Ergo, I make a chip that allows me to work on 128 different text strings up to 65,535 characters in length AT THE SAME TIME (i.e. in Parallel). This is IDEAL for massively parallel text search algorithms! OR...I add simple microcores that do nothing but add, subtract, multiply, divide, root, power, mod and XOR, OR, AND, NOT, REVERSE BITS, SPIN BITS for an array of 4096 64-bit integer numbers in parallel so I can do a fancy convolution filter in parallel on a single 4K line of 64-bit RGBA video or still image pixels. That is a NEW TYPE of SIMD command so it's patentable! (Not anymore though, since I just disclosed this NOW as being open source under the GNU GPL3 licence!)

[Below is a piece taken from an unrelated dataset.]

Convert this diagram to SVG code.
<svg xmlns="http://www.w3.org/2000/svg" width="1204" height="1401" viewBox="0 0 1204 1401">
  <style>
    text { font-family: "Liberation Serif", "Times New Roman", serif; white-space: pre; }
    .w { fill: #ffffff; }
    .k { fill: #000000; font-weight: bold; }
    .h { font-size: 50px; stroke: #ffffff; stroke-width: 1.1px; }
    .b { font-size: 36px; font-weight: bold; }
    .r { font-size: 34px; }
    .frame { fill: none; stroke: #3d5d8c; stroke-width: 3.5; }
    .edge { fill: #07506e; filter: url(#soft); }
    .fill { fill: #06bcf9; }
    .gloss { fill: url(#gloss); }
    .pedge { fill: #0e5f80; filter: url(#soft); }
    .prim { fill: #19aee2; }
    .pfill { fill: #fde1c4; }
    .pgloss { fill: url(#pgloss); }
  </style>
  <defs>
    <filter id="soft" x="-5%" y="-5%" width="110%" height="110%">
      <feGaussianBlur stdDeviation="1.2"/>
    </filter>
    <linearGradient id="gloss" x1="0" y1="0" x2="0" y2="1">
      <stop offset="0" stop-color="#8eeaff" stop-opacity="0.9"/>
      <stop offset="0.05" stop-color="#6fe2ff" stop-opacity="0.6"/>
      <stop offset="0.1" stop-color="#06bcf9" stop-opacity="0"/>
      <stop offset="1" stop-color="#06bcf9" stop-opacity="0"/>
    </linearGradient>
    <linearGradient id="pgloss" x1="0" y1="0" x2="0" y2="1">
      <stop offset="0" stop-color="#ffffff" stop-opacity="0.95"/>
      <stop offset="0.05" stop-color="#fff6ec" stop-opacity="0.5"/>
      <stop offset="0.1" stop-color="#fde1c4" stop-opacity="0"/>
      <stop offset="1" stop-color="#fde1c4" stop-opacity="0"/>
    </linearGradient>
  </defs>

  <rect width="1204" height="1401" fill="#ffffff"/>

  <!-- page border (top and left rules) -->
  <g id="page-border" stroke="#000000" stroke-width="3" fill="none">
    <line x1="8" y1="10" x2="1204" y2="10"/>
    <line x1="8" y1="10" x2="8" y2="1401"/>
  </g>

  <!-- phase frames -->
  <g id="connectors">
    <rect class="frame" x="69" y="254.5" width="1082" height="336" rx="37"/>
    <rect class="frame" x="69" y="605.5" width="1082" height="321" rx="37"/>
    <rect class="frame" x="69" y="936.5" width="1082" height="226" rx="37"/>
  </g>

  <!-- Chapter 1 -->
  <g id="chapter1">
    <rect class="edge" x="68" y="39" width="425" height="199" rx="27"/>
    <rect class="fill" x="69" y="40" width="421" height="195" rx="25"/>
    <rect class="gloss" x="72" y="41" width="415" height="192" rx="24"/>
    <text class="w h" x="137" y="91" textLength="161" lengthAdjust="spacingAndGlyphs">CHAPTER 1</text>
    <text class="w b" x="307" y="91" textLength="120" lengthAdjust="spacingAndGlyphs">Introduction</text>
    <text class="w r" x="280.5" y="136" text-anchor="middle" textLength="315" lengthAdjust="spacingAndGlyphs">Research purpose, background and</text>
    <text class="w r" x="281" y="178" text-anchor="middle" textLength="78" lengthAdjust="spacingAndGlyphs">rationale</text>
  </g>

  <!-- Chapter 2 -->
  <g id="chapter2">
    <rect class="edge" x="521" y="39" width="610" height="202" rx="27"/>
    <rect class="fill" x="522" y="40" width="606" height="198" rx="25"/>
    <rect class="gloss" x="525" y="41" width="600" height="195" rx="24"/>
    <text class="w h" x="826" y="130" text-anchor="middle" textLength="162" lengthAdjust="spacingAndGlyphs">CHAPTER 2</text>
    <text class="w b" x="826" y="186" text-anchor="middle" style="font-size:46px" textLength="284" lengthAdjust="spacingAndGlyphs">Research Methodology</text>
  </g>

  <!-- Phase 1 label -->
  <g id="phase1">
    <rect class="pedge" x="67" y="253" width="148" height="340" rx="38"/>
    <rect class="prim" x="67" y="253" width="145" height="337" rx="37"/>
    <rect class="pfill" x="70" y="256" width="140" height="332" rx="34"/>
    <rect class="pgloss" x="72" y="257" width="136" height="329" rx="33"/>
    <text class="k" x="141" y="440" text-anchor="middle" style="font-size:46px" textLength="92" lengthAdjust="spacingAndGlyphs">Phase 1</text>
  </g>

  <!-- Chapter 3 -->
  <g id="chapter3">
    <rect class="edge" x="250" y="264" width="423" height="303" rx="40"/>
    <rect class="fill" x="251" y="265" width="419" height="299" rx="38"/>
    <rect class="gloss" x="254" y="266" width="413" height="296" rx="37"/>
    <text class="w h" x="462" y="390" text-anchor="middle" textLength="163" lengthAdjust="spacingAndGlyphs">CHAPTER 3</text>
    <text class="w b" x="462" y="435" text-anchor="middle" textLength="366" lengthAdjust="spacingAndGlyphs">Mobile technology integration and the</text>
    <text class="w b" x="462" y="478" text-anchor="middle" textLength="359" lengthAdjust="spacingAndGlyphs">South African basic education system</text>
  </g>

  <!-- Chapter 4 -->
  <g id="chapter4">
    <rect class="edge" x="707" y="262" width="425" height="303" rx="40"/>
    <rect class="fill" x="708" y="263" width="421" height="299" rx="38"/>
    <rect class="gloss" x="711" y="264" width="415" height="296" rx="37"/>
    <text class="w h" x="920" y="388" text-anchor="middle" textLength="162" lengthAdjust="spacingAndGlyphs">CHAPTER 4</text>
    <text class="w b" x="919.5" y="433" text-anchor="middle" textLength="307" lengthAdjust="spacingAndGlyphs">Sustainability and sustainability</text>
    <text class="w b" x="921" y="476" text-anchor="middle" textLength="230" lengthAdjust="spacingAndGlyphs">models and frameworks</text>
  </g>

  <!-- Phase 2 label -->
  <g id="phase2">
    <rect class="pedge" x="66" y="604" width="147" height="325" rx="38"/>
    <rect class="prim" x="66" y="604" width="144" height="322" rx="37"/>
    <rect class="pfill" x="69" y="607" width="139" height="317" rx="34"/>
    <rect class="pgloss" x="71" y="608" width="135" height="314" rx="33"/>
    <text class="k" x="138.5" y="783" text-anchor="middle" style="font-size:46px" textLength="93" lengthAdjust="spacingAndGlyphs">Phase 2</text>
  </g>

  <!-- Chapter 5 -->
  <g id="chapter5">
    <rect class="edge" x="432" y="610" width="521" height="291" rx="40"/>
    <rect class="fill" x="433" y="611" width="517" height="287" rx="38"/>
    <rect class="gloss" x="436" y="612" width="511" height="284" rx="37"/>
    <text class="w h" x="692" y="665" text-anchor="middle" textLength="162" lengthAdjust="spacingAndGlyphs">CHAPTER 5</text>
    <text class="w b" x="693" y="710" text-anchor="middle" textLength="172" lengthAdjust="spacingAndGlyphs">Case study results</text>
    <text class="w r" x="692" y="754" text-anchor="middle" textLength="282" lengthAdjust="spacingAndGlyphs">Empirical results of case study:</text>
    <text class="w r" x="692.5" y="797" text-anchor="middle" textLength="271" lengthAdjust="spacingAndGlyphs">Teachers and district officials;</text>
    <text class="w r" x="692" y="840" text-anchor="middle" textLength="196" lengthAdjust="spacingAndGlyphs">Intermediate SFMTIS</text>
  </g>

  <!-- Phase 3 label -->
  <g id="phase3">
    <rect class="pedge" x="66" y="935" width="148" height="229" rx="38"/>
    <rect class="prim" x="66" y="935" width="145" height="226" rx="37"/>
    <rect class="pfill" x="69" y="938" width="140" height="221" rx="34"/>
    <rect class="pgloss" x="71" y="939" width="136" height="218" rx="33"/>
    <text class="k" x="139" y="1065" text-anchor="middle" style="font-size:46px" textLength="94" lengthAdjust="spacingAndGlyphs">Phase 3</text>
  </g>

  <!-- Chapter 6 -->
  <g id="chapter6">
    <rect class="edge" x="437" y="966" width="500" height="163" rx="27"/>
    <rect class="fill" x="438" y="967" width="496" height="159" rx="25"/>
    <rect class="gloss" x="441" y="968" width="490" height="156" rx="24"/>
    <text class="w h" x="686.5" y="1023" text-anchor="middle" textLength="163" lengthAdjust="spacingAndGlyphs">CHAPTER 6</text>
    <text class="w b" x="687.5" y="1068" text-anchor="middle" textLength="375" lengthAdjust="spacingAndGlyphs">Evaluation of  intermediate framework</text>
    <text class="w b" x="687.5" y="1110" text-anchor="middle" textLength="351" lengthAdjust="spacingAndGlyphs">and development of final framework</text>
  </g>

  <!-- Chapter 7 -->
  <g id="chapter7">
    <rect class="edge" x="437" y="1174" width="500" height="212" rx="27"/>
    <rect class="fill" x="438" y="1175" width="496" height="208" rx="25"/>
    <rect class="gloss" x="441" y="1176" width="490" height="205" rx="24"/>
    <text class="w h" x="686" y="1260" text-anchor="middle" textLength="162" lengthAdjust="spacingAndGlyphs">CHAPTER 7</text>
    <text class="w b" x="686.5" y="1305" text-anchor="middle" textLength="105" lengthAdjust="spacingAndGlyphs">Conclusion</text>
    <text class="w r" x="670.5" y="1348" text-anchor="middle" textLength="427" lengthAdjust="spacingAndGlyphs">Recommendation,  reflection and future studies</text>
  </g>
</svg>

Remember, even IN a clean room environment, you are implementing the DUPLICATION OF A FINAL RESULT, not of the process itself! Ergo, you use as much divergence of process as you require so that ANY REASONABLE PATENT EVALUATOR would conclude that while you are implementing the IDEA of say compression or encryption, that the PROCESS of that end result is different enough that you do not infringe on another competitor's patents. They key point is, that you ARE ALLOWED to emulate or duplicate PARTS of a process that are deemed NOT NOVEL or NEW.
i.e. You can "Quote" parts (i.e. a few sentences) of your competitors processes but you CANNOT plagiarize "Entire Paragraphs and Pages" of their work!